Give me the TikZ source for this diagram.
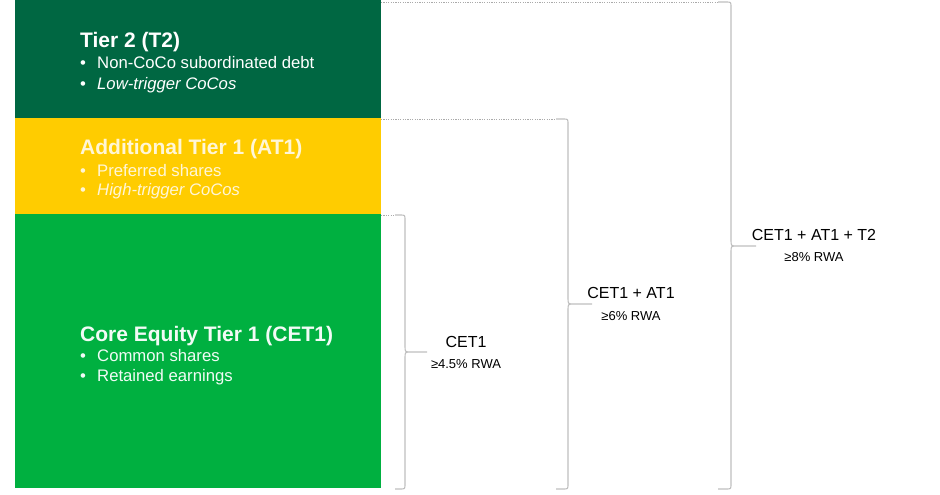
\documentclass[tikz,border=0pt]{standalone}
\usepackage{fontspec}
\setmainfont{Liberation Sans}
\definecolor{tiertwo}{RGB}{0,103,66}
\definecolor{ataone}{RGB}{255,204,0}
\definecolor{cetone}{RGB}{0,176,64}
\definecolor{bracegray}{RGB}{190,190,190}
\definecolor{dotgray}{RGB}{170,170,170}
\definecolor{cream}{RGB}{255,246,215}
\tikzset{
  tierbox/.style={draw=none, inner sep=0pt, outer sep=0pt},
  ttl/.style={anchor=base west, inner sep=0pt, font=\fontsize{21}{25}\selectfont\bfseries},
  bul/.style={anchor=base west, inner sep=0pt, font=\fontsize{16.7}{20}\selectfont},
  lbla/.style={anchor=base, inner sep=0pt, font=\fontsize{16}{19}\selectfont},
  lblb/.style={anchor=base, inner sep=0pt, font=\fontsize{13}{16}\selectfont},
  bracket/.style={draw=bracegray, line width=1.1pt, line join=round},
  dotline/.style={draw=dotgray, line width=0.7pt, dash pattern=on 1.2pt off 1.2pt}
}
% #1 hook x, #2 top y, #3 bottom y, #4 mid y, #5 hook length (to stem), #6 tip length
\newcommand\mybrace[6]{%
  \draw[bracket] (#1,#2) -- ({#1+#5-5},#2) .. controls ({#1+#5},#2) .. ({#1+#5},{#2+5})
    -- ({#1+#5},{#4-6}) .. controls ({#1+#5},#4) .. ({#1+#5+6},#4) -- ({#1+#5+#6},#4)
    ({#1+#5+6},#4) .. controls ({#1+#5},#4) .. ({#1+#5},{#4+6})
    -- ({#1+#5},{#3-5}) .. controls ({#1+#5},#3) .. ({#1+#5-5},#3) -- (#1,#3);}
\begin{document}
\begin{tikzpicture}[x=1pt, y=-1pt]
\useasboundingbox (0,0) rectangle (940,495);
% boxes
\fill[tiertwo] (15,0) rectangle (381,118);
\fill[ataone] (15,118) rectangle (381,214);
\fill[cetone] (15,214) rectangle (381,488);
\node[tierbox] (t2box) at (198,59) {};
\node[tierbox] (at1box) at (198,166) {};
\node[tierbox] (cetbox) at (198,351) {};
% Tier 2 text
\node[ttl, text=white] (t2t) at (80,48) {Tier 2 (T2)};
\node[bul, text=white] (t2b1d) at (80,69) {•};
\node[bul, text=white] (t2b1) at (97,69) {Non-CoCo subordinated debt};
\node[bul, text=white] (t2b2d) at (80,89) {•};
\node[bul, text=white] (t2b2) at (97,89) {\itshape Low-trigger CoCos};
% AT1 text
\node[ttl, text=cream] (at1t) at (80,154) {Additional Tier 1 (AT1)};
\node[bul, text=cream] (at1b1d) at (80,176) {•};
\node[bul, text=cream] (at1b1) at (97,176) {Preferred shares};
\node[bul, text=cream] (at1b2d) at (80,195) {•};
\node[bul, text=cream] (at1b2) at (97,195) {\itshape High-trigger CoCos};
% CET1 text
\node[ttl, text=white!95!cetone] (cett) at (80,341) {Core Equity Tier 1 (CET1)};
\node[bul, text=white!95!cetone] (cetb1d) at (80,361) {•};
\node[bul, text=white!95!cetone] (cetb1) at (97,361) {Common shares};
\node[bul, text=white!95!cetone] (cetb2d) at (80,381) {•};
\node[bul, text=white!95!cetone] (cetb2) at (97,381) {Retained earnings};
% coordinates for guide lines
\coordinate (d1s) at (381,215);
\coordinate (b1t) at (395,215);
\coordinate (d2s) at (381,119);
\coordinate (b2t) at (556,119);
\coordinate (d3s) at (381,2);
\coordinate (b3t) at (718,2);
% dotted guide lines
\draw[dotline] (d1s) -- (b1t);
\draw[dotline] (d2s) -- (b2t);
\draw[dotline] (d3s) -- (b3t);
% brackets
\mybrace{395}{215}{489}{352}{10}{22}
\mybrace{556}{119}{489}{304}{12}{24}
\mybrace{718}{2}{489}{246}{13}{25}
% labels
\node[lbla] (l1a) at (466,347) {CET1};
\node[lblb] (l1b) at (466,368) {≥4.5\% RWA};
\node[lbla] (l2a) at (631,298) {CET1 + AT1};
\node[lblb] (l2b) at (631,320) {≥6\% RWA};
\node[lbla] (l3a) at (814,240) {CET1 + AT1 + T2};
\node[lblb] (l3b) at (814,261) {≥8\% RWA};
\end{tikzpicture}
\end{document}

# # # #

### PROBLEM TO SOLVE
Every line of the material is to be quoted exactly, with no pictures carried over.

### SOLUTION TO THE PROBLEM
Give me the TikZ source for this diagram.
\documentclass[tikz,border=0pt]{standalone}
\usepackage{fontspec}
\setmainfont{Liberation Sans}
\definecolor{tiertwo}{RGB}{0,103,66}
\definecolor{ataone}{RGB}{255,204,0}
\definecolor{cetone}{RGB}{0,176,64}
\definecolor{bracegray}{RGB}{190,190,190}
\definecolor{dotgray}{RGB}{170,170,170}
\definecolor{cream}{RGB}{255,246,215}
\tikzset{
  tierbox/.style={draw=none, inner sep=0pt, outer sep=0pt},
  ttl/.style={anchor=base west, inner sep=0pt, font=\fontsize{21}{25}\selectfont\bfseries},
  bul/.style={anchor=base west, inner sep=0pt, font=\fontsize{16.7}{20}\selectfont},
  lbla/.style={anchor=base, inner sep=0pt, font=\fontsize{16}{19}\selectfont},
  lblb/.style={anchor=base, inner sep=0pt, font=\fontsize{13}{16}\selectfont},
  bracket/.style={draw=bracegray, line width=1.1pt, line join=round},
  dotline/.style={draw=dotgray, line width=0.7pt, dash pattern=on 1.2pt off 1.2pt}
}
% #1 hook x, #2 top y, #3 bottom y, #4 mid y, #5 hook length (to stem), #6 tip length
\newcommand\mybrace[6]{%
  \draw[bracket] (#1,#2) -- ({#1+#5-5},#2) .. controls ({#1+#5},#2) .. ({#1+#5},{#2+5})
    -- ({#1+#5},{#4-6}) .. controls ({#1+#5},#4) .. ({#1+#5+6},#4) -- ({#1+#5+#6},#4)
    ({#1+#5+6},#4) .. controls ({#1+#5},#4) .. ({#1+#5},{#4+6})
    -- ({#1+#5},{#3-5}) .. controls ({#1+#5},#3) .. ({#1+#5-5},#3) -- (#1,#3);}
\begin{document}
\begin{tikzpicture}[x=1pt, y=-1pt]
\useasboundingbox (0,0) rectangle (940,495);
% boxes
\fill[tiertwo] (15,0) rectangle (381,118);
\fill[ataone] (15,118) rectangle (381,214);
\fill[cetone] (15,214) rectangle (381,488);
\node[tierbox] (t2box) at (198,59) {};
\node[tierbox] (at1box) at (198,166) {};
\node[tierbox] (cetbox) at (198,351) {};
% Tier 2 text
\node[ttl, text=white] (t2t) at (80,48) {Tier 2 (T2)};
\node[bul, text=white] (t2b1d) at (80,69) {•};
\node[bul, text=white] (t2b1) at (97,69) {Non-CoCo subordinated debt};
\node[bul, text=white] (t2b2d) at (80,89) {•};
\node[bul, text=white] (t2b2) at (97,89) {\itshape Low-trigger CoCos};
% AT1 text
\node[ttl, text=cream] (at1t) at (80,154) {Additional Tier 1 (AT1)};
\node[bul, text=cream] (at1b1d) at (80,176) {•};
\node[bul, text=cream] (at1b1) at (97,176) {Preferred shares};
\node[bul, text=cream] (at1b2d) at (80,195) {•};
\node[bul, text=cream] (at1b2) at (97,195) {\itshape High-trigger CoCos};
% CET1 text
\node[ttl, text=white!95!cetone] (cett) at (80,341) {Core Equity Tier 1 (CET1)};
\node[bul, text=white!95!cetone] (cetb1d) at (80,361) {•};
\node[bul, text=white!95!cetone] (cetb1) at (97,361) {Common shares};
\node[bul, text=white!95!cetone] (cetb2d) at (80,381) {•};
\node[bul, text=white!95!cetone] (cetb2) at (97,381) {Retained earnings};
% coordinates for guide lines
\coordinate (d1s) at (381,215);
\coordinate (b1t) at (395,215);
\coordinate (d2s) at (381,119);
\coordinate (b2t) at (556,119);
\coordinate (d3s) at (381,2);
\coordinate (b3t) at (718,2);
% dotted guide lines
\draw[dotline] (d1s) -- (b1t);
\draw[dotline] (d2s) -- (b2t);
\draw[dotline] (d3s) -- (b3t);
% brackets
\mybrace{395}{215}{489}{352}{10}{22}
\mybrace{556}{119}{489}{304}{12}{24}
\mybrace{718}{2}{489}{246}{13}{25}
% labels
\node[lbla] (l1a) at (466,347) {CET1};
\node[lblb] (l1b) at (466,368) {≥4.5\% RWA};
\node[lbla] (l2a) at (631,298) {CET1 + AT1};
\node[lblb] (l2b) at (631,320) {≥6\% RWA};
\node[lbla] (l3a) at (814,240) {CET1 + AT1 + T2};
\node[lblb] (l3b) at (814,261) {≥8\% RWA};
\end{tikzpicture}
\end{document}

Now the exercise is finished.